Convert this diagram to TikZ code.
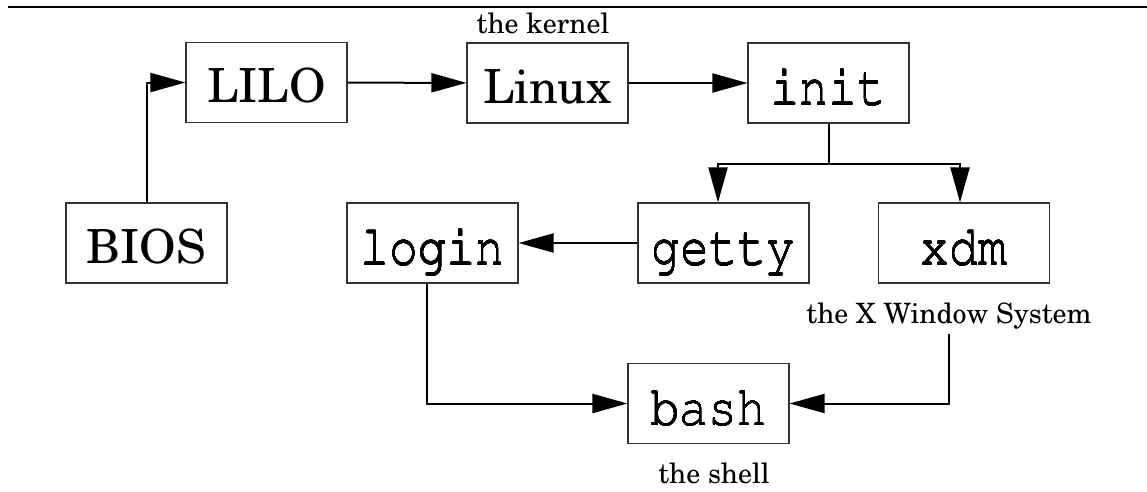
\documentclass[tikz,border=0pt]{standalone}
\usepackage[T1]{fontenc}
\usepackage{graphicx}
\usepackage[copies]{contour}
\renewcommand{\rmdefault}{pnc}
\renewcommand{\ttdefault}{pcr}
\contournumber{16}
\contourlength{0.12pt}
\newcommand{\mono}[1]{\scalebox{1}[1.18]{\contour{black}{#1}}}
\usetikzlibrary{arrows.meta,calc}
\begin{document}
\begin{tikzpicture}[x=1pt,y=-1pt,
  box/.style={draw=black!80, line width=1.1pt, minimum width=161pt, minimum height=80pt,
    inner sep=0pt, text height=40pt, text depth=0pt, font=\fontsize{47}{50}\selectfont},
  wbox/.style={box, minimum width=171pt},
  ttb/.style={font=\fontsize{48}{50}\selectfont\ttfamily, text height=44pt},
  lbl/.style={font=\fontsize{28}{30}\selectfont, inner sep=0pt, anchor=base},
  conn/.style={line width=2pt, -{Triangle[length=35pt,width=19pt]}}
]
\useasboundingbox (0,0) rectangle (1147,491);
\draw[line width=2pt] (8,7) -- (1147,7);

\node[box] (LILO) at (266.5,82.5) {LILO};
\node[box] (Linux) at (547.5,83) {Linux};
\node[box,ttb] (init) at (828.5,83) {\mono{init}};
\node[box] (BIOS) at (146.5,243) {BIOS};
\node[wbox,ttb] (login) at (432.5,243) {\mono{login}};
\node[wbox,ttb] (getty) at (723.5,243) {\mono{getty}};
\node[wbox,ttb] (xdm) at (964,243) {\mono{xdm}};
\node[box,ttb] (bash) at (708.5,403.5) {\mono{bash}};

\node[lbl] (klabel) at (543,33) {the kernel};
\node[lbl] (xlabel) at (949,323) {the X Window System};
\node[lbl] (slabel) at (714,483) {the shell};

\draw[conn] (BIOS.north) |- (LILO.west);
\draw[conn] (LILO) -- (Linux);
\draw[conn] (Linux) -- (init);
\coordinate (split) at ($(init.south)+(0,40)$);
\draw[conn] (init.south) -- (split) -| ($(getty.north)+(-5.5,0)$);
\draw[conn] (split) -| ($(xdm.north)+(-4,0)$);
\draw[conn] (getty) -- (login);
\draw[conn] ($(login.south)+(-5.5,0)$) |- (bash.west);
\draw[conn] ($(xlabel.south)+(0,5)$) |- (bash.east);
\end{tikzpicture}
\end{document}
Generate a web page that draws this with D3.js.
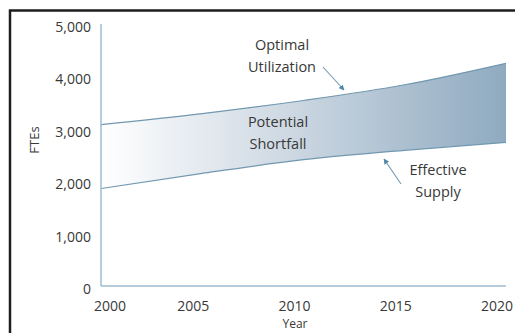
<!DOCTYPE html>
<html>
<head>
<meta charset="utf-8">
<script src="https://cdn.jsdelivr.net/npm/d3@7"></script>
<style>
  body { margin: 0; background: #fff; }
  text { font-family: "Open Sans", sans-serif; fill: #383838; }
</style>
</head>
<body>
<div class="chart"></div>
<script>
let width = 515
let height = 333

// values
const years = [2000, 2005, 2010, 2015, 2020]
const optimal = [3080, 3290, 3540, 3840, 4250]
const supply = [1860, 2150, 2410, 2590, 2740]
const yTicks = [0, 1000, 2000, 3000, 4000, 5000]
const xTicks = [2000, 2005, 2010, 2015, 2020]

const data = years.map((yr, i) => ({ year: yr, hi: optimal[i], lo: supply[i] }))

const svg = d3.select(".chart")
  .append("svg")
  .attr("width", width)
  .attr("height", height)

// outer frame (runs off right/bottom edge)
svg.append("rect")
  .attr("x", 10).attr("y", 10.5)
  .attr("width", 530).attr("height", 350)
  .attr("fill", "none")
  .attr("stroke", "#1e1e1e")
  .attr("stroke-width", 2.5)

const x = d3.scaleLinear()
  .domain([2000, 2020])
  .range([101, 506])
const y = d3.scaleLinear()
  .domain([0, 5000])
  .range([286, 24])

const defs = svg.append("defs")
const grad = defs.append("linearGradient")
  .attr("id", "band")
  .attr("gradientUnits", "userSpaceOnUse")
  .attr("x1", x(2000)).attr("x2", x(2020))
  .attr("y1", 0).attr("y2", 0)
grad.append("stop").attr("offset", "0%").attr("stop-color", "#ffffff")
grad.append("stop").attr("offset", "50%").attr("stop-color", "#c9d5e0")
grad.append("stop").attr("offset", "100%").attr("stop-color", "#8faac0")

defs.append("marker")
  .attr("id", "head")
  .attr("viewBox", "0 0 10 10")
  .attr("refX", 9).attr("refY", 5)
  .attr("markerWidth", 5).attr("markerHeight", 5)
  .attr("orient", "auto")
  .append("path")
  .attr("d", "M0,0 L10,5 L0,10 z")
  .attr("fill", "#4f87a6")

const area = d3.area()
  .x(d => x(d.year))
  .y0(d => y(d.lo))
  .y1(d => y(d.hi))
  .curve(d3.curveMonotoneX)

svg.append("path")
  .datum(data)
  .attr("d", area)
  .attr("fill", "url(#band)")

const lineHi = d3.line().x(d => x(d.year)).y(d => y(d.hi)).curve(d3.curveMonotoneX)
const lineLo = d3.line().x(d => x(d.year)).y(d => y(d.lo)).curve(d3.curveMonotoneX)

svg.append("path").datum(data).attr("d", lineHi)
  .attr("fill", "none").attr("stroke", "#7198b0").attr("stroke-width", 1.2)
svg.append("path").datum(data).attr("d", lineLo)
  .attr("fill", "none").attr("stroke", "#7198b0").attr("stroke-width", 1.2)

// axes
svg.append("line")
  .attr("x1", x(2000)).attr("x2", x(2000))
  .attr("y1", y(5000)).attr("y2", y(0))
  .attr("stroke", "#9fbdd0").attr("stroke-width", 1.5)
svg.append("line")
  .attr("x1", x(2000)).attr("x2", x(2020))
  .attr("y1", y(0)).attr("y2", y(0))
  .attr("stroke", "#9fbdd0").attr("stroke-width", 1.5)

svg.selectAll(".ytick")
  .data(yTicks)
  .enter()
  .append("text")
  .attr("x", 91)
  .attr("y", d => y(d) + 3)
  .attr("dy", "0.35em")
  .attr("text-anchor", "end")
  .style("font-size", "14px")
  .text(d => d3.format(",")(d))

svg.selectAll(".xtick")
  .data(xTicks)
  .enter()
  .append("text")
  .attr("x", d => x(d) + (d == 2000 ? 9 : -9))
  .attr("y", 311)
  .attr("text-anchor", "middle")
  .style("font-size", "14px")
  .text(d => d)

svg.append("text")
  .attr("transform", "translate(39,140) rotate(-90)")
  .attr("text-anchor", "middle")
  .style("font-size", "13px")
  .text("FTEs")

svg.append("text")
  .attr("x", 295).attr("y", 328)
  .attr("text-anchor", "middle")
  .style("font-size", "12px")
  .text("Year")

// annotations
const notes = [
  { lines: ["Optimal", "Utilization"], cx: 282, top: 45 },
  { lines: ["Potential", "Shortfall"], cx: 278, top: 122 },
  { lines: ["Effective", "Supply"], cx: 438, top: 170 }
]
notes.forEach(n => {
  svg.append("text")
    .attr("text-anchor", "middle")
    .style("font-size", "14.5px")
    .selectAll("tspan")
    .data(n.lines)
    .enter()
    .append("tspan")
    .attr("x", n.cx)
    .attr("y", (d, i) => n.top + i * 21.5)
    .attr("dy", "0.35em")
    .text(d => d)
})

const arrows = [
  { x1: 323, y1: 67, x2: 344, y2: 90 },
  { x1: 401, y1: 184, x2: 384, y2: 159 }
]
svg.selectAll(".arrow")
  .data(arrows)
  .enter()
  .append("line")
  .attr("x1", d => d.x1).attr("y1", d => d.y1)
  .attr("x2", d => d.x2).attr("y2", d => d.y2)
  .attr("stroke", "#6f9ab3")
  .attr("stroke-width", 1.1)
  .attr("marker-end", "url(#head)")
</script>
</body>
</html>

■ ■ ■

(EXERCISE REQUIREMENTS)
Stop after the line containing "(slabel) at (714,483)": copy the records exactly from the first line up to there, leaving pictures out.

(EXERCISE OUTPUT)
Convert this diagram to TikZ code.
\documentclass[tikz,border=0pt]{standalone}
\usepackage[T1]{fontenc}
\usepackage{graphicx}
\usepackage[copies]{contour}
\renewcommand{\rmdefault}{pnc}
\renewcommand{\ttdefault}{pcr}
\contournumber{16}
\contourlength{0.12pt}
\newcommand{\mono}[1]{\scalebox{1}[1.18]{\contour{black}{#1}}}
\usetikzlibrary{arrows.meta,calc}
\begin{document}
\begin{tikzpicture}[x=1pt,y=-1pt,
  box/.style={draw=black!80, line width=1.1pt, minimum width=161pt, minimum height=80pt,
    inner sep=0pt, text height=40pt, text depth=0pt, font=\fontsize{47}{50}\selectfont},
  wbox/.style={box, minimum width=171pt},
  ttb/.style={font=\fontsize{48}{50}\selectfont\ttfamily, text height=44pt},
  lbl/.style={font=\fontsize{28}{30}\selectfont, inner sep=0pt, anchor=base},
  conn/.style={line width=2pt, -{Triangle[length=35pt,width=19pt]}}
]
\useasboundingbox (0,0) rectangle (1147,491);
\draw[line width=2pt] (8,7) -- (1147,7);

\node[box] (LILO) at (266.5,82.5) {LILO};
\node[box] (Linux) at (547.5,83) {Linux};
\node[box,ttb] (init) at (828.5,83) {\mono{init}};
\node[box] (BIOS) at (146.5,243) {BIOS};
\node[wbox,ttb] (login) at (432.5,243) {\mono{login}};
\node[wbox,ttb] (getty) at (723.5,243) {\mono{getty}};
\node[wbox,ttb] (xdm) at (964,243) {\mono{xdm}};
\node[box,ttb] (bash) at (708.5,403.5) {\mono{bash}};

\node[lbl] (klabel) at (543,33) {the kernel};
\node[lbl] (xlabel) at (949,323) {the X Window System};
\node[lbl] (slabel) at (714,483) {the shell};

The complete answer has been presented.